Déjà producteur de la Palme d’or du court métrage (« Chienne d’histoire », Serge Avédikian, 2010), Ron Dyens de Sacrebleu productions a eu la judicieuse idée de faire appel à Jean-Gabriel Périot pour une série sur la désobéissance. Le court né de cette commande, « Les Barbares », vient d’être présenté à la Mostra de Venise. Coup double.
En choisissant de s’octroyer les services du cinéaste pour aborder le thème de la désobéissance, Ron Dyens ne pouvait pas se tromper. Depuis plus de dix ans Périot travaille la question de la violence et de ses rouages, de la mémoire et de l’intime à travers des courts métrages que certains qualifient d’« expérimentaux » même si le garnement oscille aussi régulièrement entre le documentaire et la fiction.
La première image du film est une photo de groupe. De gauche à droite, Lula, Obama, Sarkozy, Berlusconi, Medvedev. On reconnaît au second rang Merkel et Brown. Ils n’ont pourtant pas l’air de barbares dans leur beau costume malgré leur léger problème de dos. Les photos de responsables politiques en rangs d’oignons se succèdent dans un style diaporama puis sont rapidement suivies par les mêmes photos de groupes mais cette fois de militaires, d’équipes de hockey, de danseurs folkloriques, de mariés et de familles.
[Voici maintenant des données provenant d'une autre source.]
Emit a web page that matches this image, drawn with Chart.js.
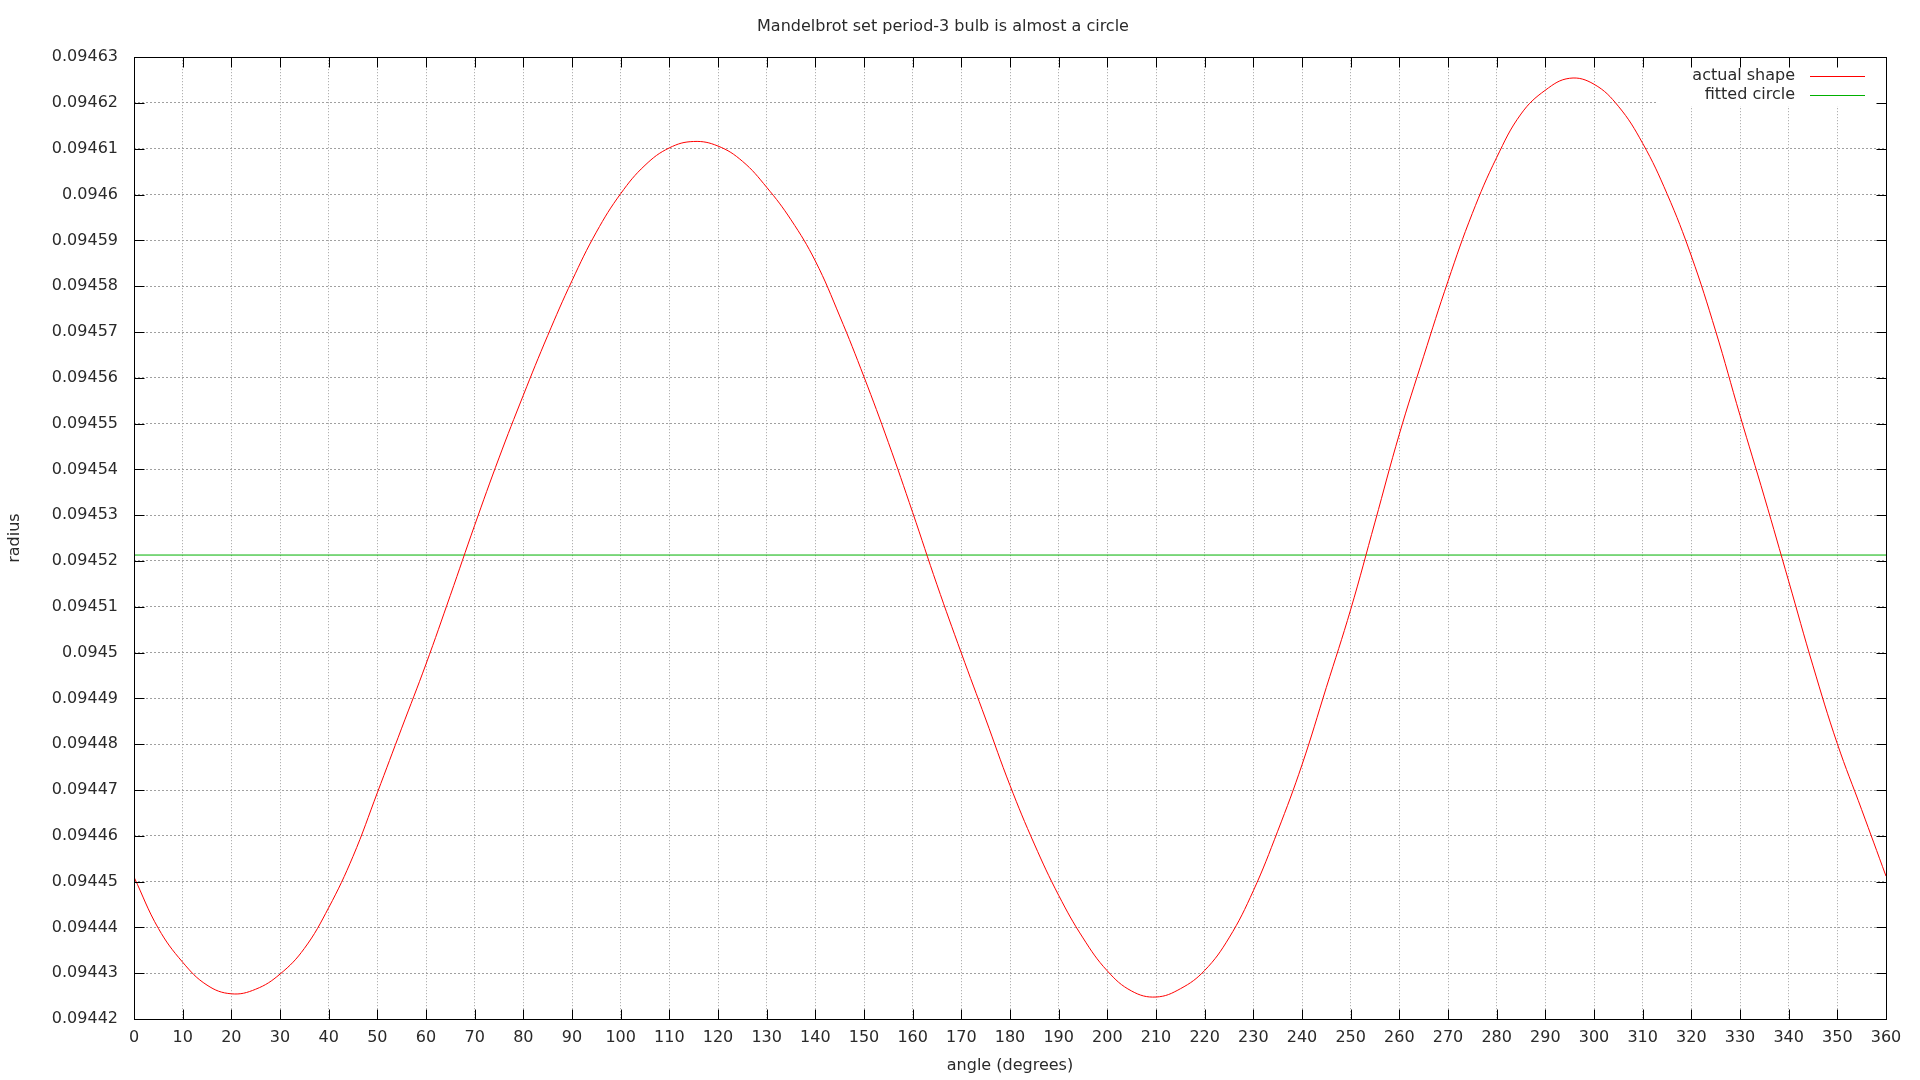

Le diaporama se resserre, laissant différents pans d’images se juxtaposer entre eux. Soudain Condeleeza Rice côtoie des citoyens lambdas, des cyclistes, des militaires en tenue et au final, ces groupes bien en rang, bien droits, souriants et costumés ne font plus qu’un. Le groupe se fond, la masse se mélange, se rassemble. On se serre les coudes. On ne joue pas individuel.
Des photos de manifestants, d’anarchistes viennent troubler la quiétude apparente de ces groupes où rien ne dépasse, où la norme est bien définie et le consensus de rigueur. Eux sont en mouvement, le bras souvent levé. Le montage se fait plus lent, la musique plus douce. Les bus brûlent, les pierres fusent. La violence est là. Pourtant ces actions visibles ne semblent pas plus inquiétantes que la violence invisible du groupe que suggère le montage de Jean-Gabriel Périot.
Inspiré par La résistance infinie d’Alain Brossat, « Les Barbares » met en avant la théorie du philosophe dont l’une des idées est que si l’espace démocratique ne fonctionne que sur le consensus, tout geste politique ne peut être que de l’ordre de la dissension en contrariant et en offusquant les systèmes policés. Le film se termine sur la citation de Brossart : Si la politique est appelée à revenir, ce ne sera que par le côté du sauvage et de l’imprésentable ; là où s’élèvera cette rumeur où se laisse distinguer le grondement : « Nous, plèbe, nous, barbares… ».
Jean-Gabriel Périot a les idées claires, pour autant il laisse toujours assez de distance pour permettre au spectateur de réfléchir par lui-même à ce qu’il vient de voir. Jamais dans un discours propagandiste, il reste un créateur attaché à sa liberté.